RESEARCH

Space radiation reproduced in lab for better, safer missions

SPACE-PLANETS/ Representational image | Reuters

Researchers used novel laser-plasma-based accelerators to mimic the radiation

Space travel can now be made a bit safer and satellites could also be guarded better from radiation damage, thanks to scientists finally having been able to generate space radiation in a lab and study it. Man-made space radiation has been produced in a research lab in the University of Strathclyde, the UK.

Researchers used novel laser-plasma-based accelerators to mimic the radiation, against which there has been little protection. And scientists were frustrated that they couldn't generate it on earth and study it. That has now become possible.

The study, funded by the European Space Agency (ESA) and published in Scientific Reports, involved exploratory proof-of-concept experiments carried out at Heinrich-Heine-University in Düsseldorf and at the UK’s Central Laser Facility. Further development of this application is planned at the Strathclyde-based Scottish Centre for the Application of Plasma-Based Accelerators (SCAPA).

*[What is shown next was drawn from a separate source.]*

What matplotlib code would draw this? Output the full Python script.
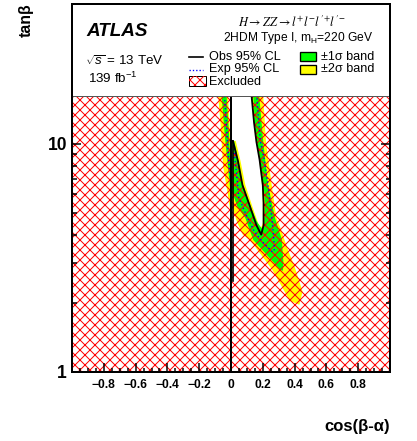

Professor Bernhard Hidding, of Strathclyde’s Department of Physics, said: “Space radiation is a danger to satellite electronics as well as manned space travel. Earth’s magnetic core shields us from dangerous particles but space has no such protection. Testing for a solution would ideally be done in space but this is costly; furthermore, space radiation is difficult to replicate in laboratory conditions with conventional radiation sources, which produce radiation with rather unnatural energy distribution. By using laser-plasma-accelerators, however, we were able to produce particle flux which more closely resembled conditions in space. Our research shows laser-plasma-accelerators are viable tools for space radiation testing and are a valuable addition to conventional ground-based testing techniques.”

Further progress is expected in laser-plasma accelerator technology and this will allow the range of accurately reproducible space radiation to be extended to the radiation belts of other planets with magnetic fields, such as Jupiter or Saturn. “These planets have much stronger magnetic fields, generating far higher energy electrons than that of Earth, but exploratory missions in these harsh radiation environments have a high scientific priority, such as investigating the possibility of water on the Jupiter moon Io,”said Hidding.